▶ _Exercise_
Repeat the data that follows, word for word, without the images.

▶ _Data section_
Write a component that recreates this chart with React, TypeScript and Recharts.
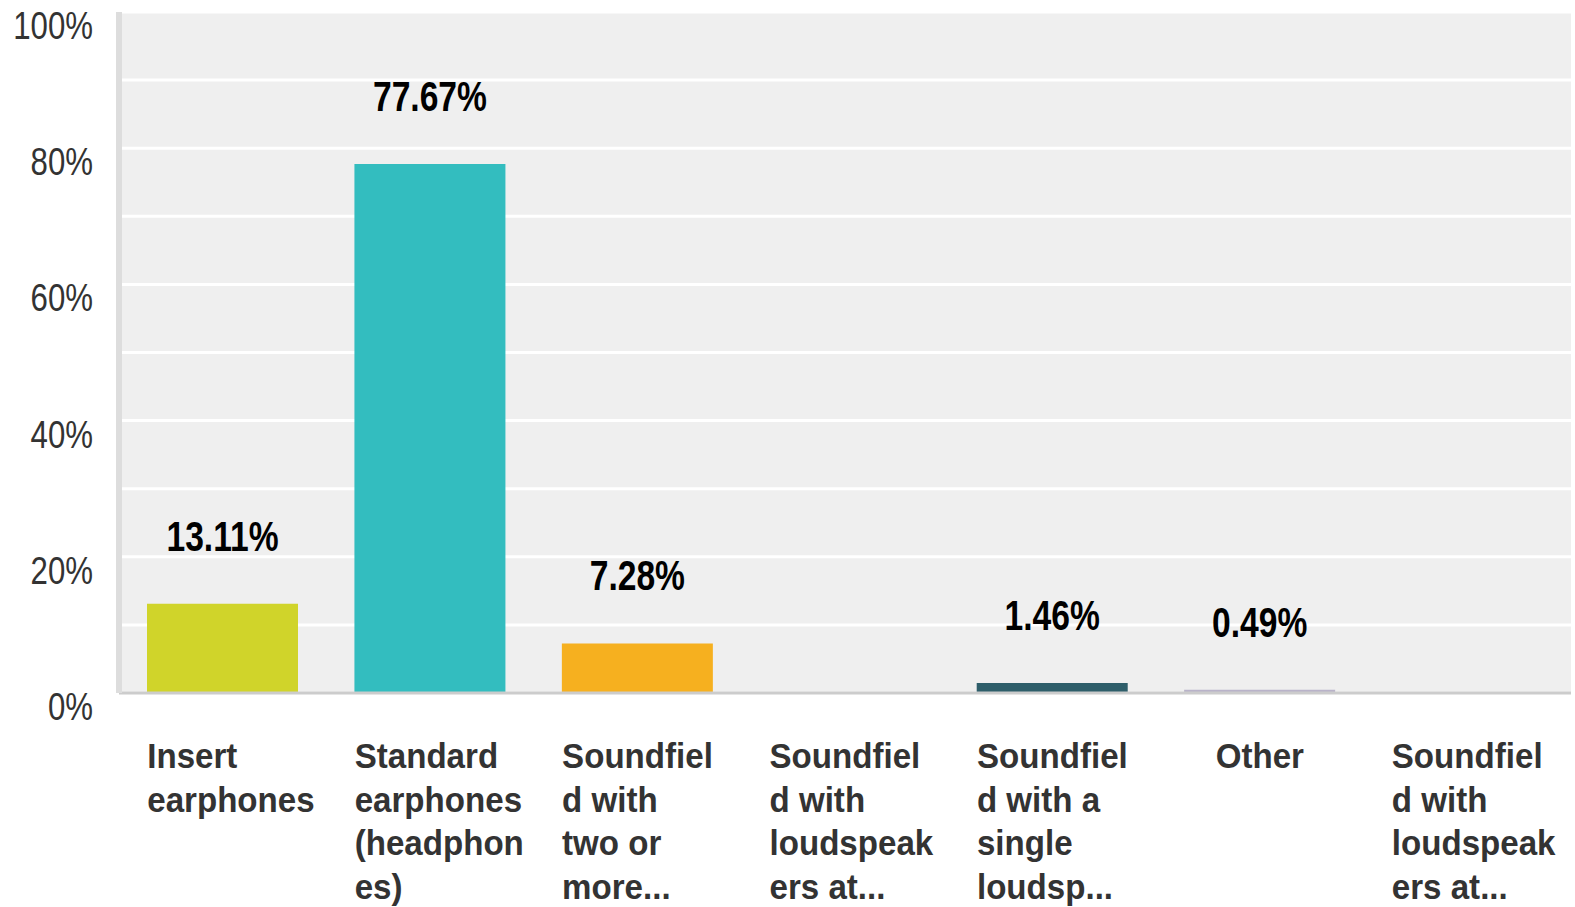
import React from 'react';
import { BarChart, Bar, XAxis, YAxis, CartesianGrid, Cell, LabelList } from 'recharts';

// answer options, as wrapped/truncated on the axis
const categories = [
  'Insert earphones',
  'Standard earphones (headphones)',
  'Soundfield with two or more loudspeakers',
  'Soundfield with loudspeakers at ear level',
  'Soundfield with a single loudspeaker',
  'Other',
  'Soundfield with loudspeakers at different positions',
];
const categoryLines = [
  ['Insert', 'earphones'],
  ['Standard', 'earphones', '(headphon', 'es)'],
  ['Soundfiel', 'd with', 'two or', 'more...'],
  ['Soundfiel', 'd with', 'loudspeak', 'ers at...'],
  ['Soundfiel', 'd with a', 'single', 'loudsp...'],
  ['Other'],
  ['Soundfiel', 'd with', 'loudspeak', 'ers at...'],
];
const shares = [13.11, 77.67, 7.28, 0, 1.46, 0.49, 0];
const barColors = ['#d0d42a', '#33bdbf', '#f6b01f', '#9b59b6', '#2e5e6a', '#b9b3c9', '#e4572e'];
const yTicks = [0, 10, 20, 30, 40, 50, 60, 70, 80, 90, 100];

const data = categories.map((name, i) => ({ name, idx: i, value: shares[i] }));

const FONT = '"Liberation Sans", Arial, sans-serif';
const BAR_W = 151;

const YTick = (props: any) => {
  const { x, y, payload } = props;
  if (payload.value % 20 !== 0) return null;
  return (
    <g transform={`translate(${x - 26},${y + 27}) scale(0.8,1)`}>
      <text x={0} y={0} textAnchor="end" fontFamily={FONT} fontSize={39} fill="#333">
        {payload.value}%
      </text>
    </g>
  );
};

const XTick = (props: any) => {
  const { x, y, payload } = props;
  const lines = categoryLines[payload.index] || [String(payload.value)];
  const single = lines.length === 1;
  const left = single ? x : x - BAR_W / 2;
  return (
    <g transform={`translate(${left},${y + 75}) scale(0.92,1)`}>
      <text
        x={0}
        y={0}
        textAnchor={single ? 'middle' : 'start'}
        fontFamily={FONT}
        fontWeight="bold"
        fontSize={36}
        fill="#333"
      >
        {lines.map((l, i) => (
          <tspan key={i} x={0} dy={i === 0 ? 0 : 43.7}>
            {l}
          </tspan>
        ))}
      </text>
    </g>
  );
};

const ValueLabel = (props: any) => {
  const { x, y, width, value } = props;
  if (!value) return null;
  return (
    <g transform={`translate(${x + width / 2},${y - 53}) scale(0.8,1)`}>
      <text x={0} y={0} textAnchor="middle" fontFamily={FONT} fontWeight="bold" fontSize={42} fill="#000">
        {value.toFixed(2)}%
      </text>
    </g>
  );
};

export default function App() {
  return (
    <div style={{ position: 'absolute', left: 0, top: 0, background: '#fff' }}>
      <BarChart
        width={1575}
        height={907}
        data={data}
        margin={{ top: 12, right: 4, bottom: 0, left: 0 }}
      >
        <CartesianGrid
          vertical={false}
          horizontal
          fill="#efefef"
          stroke="#ffffff"
          strokeWidth={3}
        />
        <Bar dataKey="value" barSize={BAR_W} isAnimationActive={false}>
          {data.map((d, i) => (
            <Cell key={d.idx} fill={barColors[i]} />
          ))}
          <LabelList dataKey="value" content={ValueLabel} />
        </Bar>
        <XAxis
          dataKey="name"
          height={214}
          interval={0}
          tickLine={false}
          tickSize={0}
          tickMargin={0}
          axisLine={{ stroke: '#cccccc', strokeWidth: 3 }}
          tick={<XTick />}
        />
        <YAxis
          width={119}
          domain={[0, 100]}
          ticks={yTicks}
          interval={0}
          tickLine={false}
          tickSize={0}
          tickMargin={0}
          axisLine={{ stroke: '#dddddd', strokeWidth: 6 }}
          tick={<YTick />}
        />
      </BarChart>
    </div>
  );
}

▶ _Result for this task_
Write a component that recreates this chart with React, TypeScript and Recharts.
import React from 'react';
import { BarChart, Bar, XAxis, YAxis, CartesianGrid, Cell, LabelList } from 'recharts';

// answer options, as wrapped/truncated on the axis
const categories = [
  'Insert earphones',
  'Standard earphones (headphones)',
  'Soundfield with two or more loudspeakers',
  'Soundfield with loudspeakers at ear level',
  'Soundfield with a single loudspeaker',
  'Other',
  'Soundfield with loudspeakers at different positions',
];
const categoryLines = [
  ['Insert', 'earphones'],
  ['Standard', 'earphones', '(headphon', 'es)'],
  ['Soundfiel', 'd with', 'two or', 'more...'],
  ['Soundfiel', 'd with', 'loudspeak', 'ers at...'],
  ['Soundfiel', 'd with a', 'single', 'loudsp...'],
  ['Other'],
  ['Soundfiel', 'd with', 'loudspeak', 'ers at...'],
];
const shares = [13.11, 77.67, 7.28, 0, 1.46, 0.49, 0];
const barColors = ['#d0d42a', '#33bdbf', '#f6b01f', '#9b59b6', '#2e5e6a', '#b9b3c9', '#e4572e'];
const yTicks = [0, 10, 20, 30, 40, 50, 60, 70, 80, 90, 100];

const data = categories.map((name, i) => ({ name, idx: i, value: shares[i] }));

const FONT = '"Liberation Sans", Arial, sans-serif';
const BAR_W = 151;

const YTick = (props: any) => {
  const { x, y, payload } = props;
  if (payload.value % 20 !== 0) return null;
  return (
    <g transform={`translate(${x - 26},${y + 27}) scale(0.8,1)`}>
      <text x={0} y={0} textAnchor="end" fontFamily={FONT} fontSize={39} fill="#333">
        {payload.value}%
      </text>
    </g>
  );
};

const XTick = (props: any) => {
  const { x, y, payload } = props;
  const lines = categoryLines[payload.index] || [String(payload.value)];
  const single = lines.length === 1;
  const left = single ? x : x - BAR_W / 2;
  return (
    <g transform={`translate(${left},${y + 75}) scale(0.92,1)`}>
      <text
        x={0}
        y={0}
        textAnchor={single ? 'middle' : 'start'}
        fontFamily={FONT}
        fontWeight="bold"
        fontSize={36}
        fill="#333"
      >
        {lines.map((l, i) => (
          <tspan key={i} x={0} dy={i === 0 ? 0 : 43.7}>
            {l}
          </tspan>
        ))}
      </text>
    </g>
  );
};

const ValueLabel = (props: any) => {
  const { x, y, width, value } = props;
  if (!value) return null;
  return (
    <g transform={`translate(${x + width / 2},${y - 53}) scale(0.8,1)`}>
      <text x={0} y={0} textAnchor="middle" fontFamily={FONT} fontWeight="bold" fontSize={42} fill="#000">
        {value.toFixed(2)}%
      </text>
    </g>
  );
};

export default function App() {
  return (
    <div style={{ position: 'absolute', left: 0, top: 0, background: '#fff' }}>
      <BarChart
        width={1575}
        height={907}
        data={data}
        margin={{ top: 12, right: 4, bottom: 0, left: 0 }}
      >
        <CartesianGrid
          vertical={false}
          horizontal
          fill="#efefef"
          stroke="#ffffff"
          strokeWidth={3}
        />
        <Bar dataKey="value" barSize={BAR_W} isAnimationActive={false}>
          {data.map((d, i) => (
            <Cell key={d.idx} fill={barColors[i]} />
          ))}
          <LabelList dataKey="value" content={ValueLabel} />
        </Bar>
        <XAxis
          dataKey="name"
          height={214}
          interval={0}
          tickLine={false}
          tickSize={0}
          tickMargin={0}
          axisLine={{ stroke: '#cccccc', strokeWidth: 3 }}
          tick={<XTick />}
        />
        <YAxis
          width={119}
          domain={[0, 100]}
          ticks={yTicks}
          interval={0}
          tickLine={false}
          tickSize={0}
          tickMargin={0}
          axisLine={{ stroke: '#dddddd', strokeWidth: 6 }}
          tick={<YTick />}
        />
      </BarChart>
    </div>
  );
}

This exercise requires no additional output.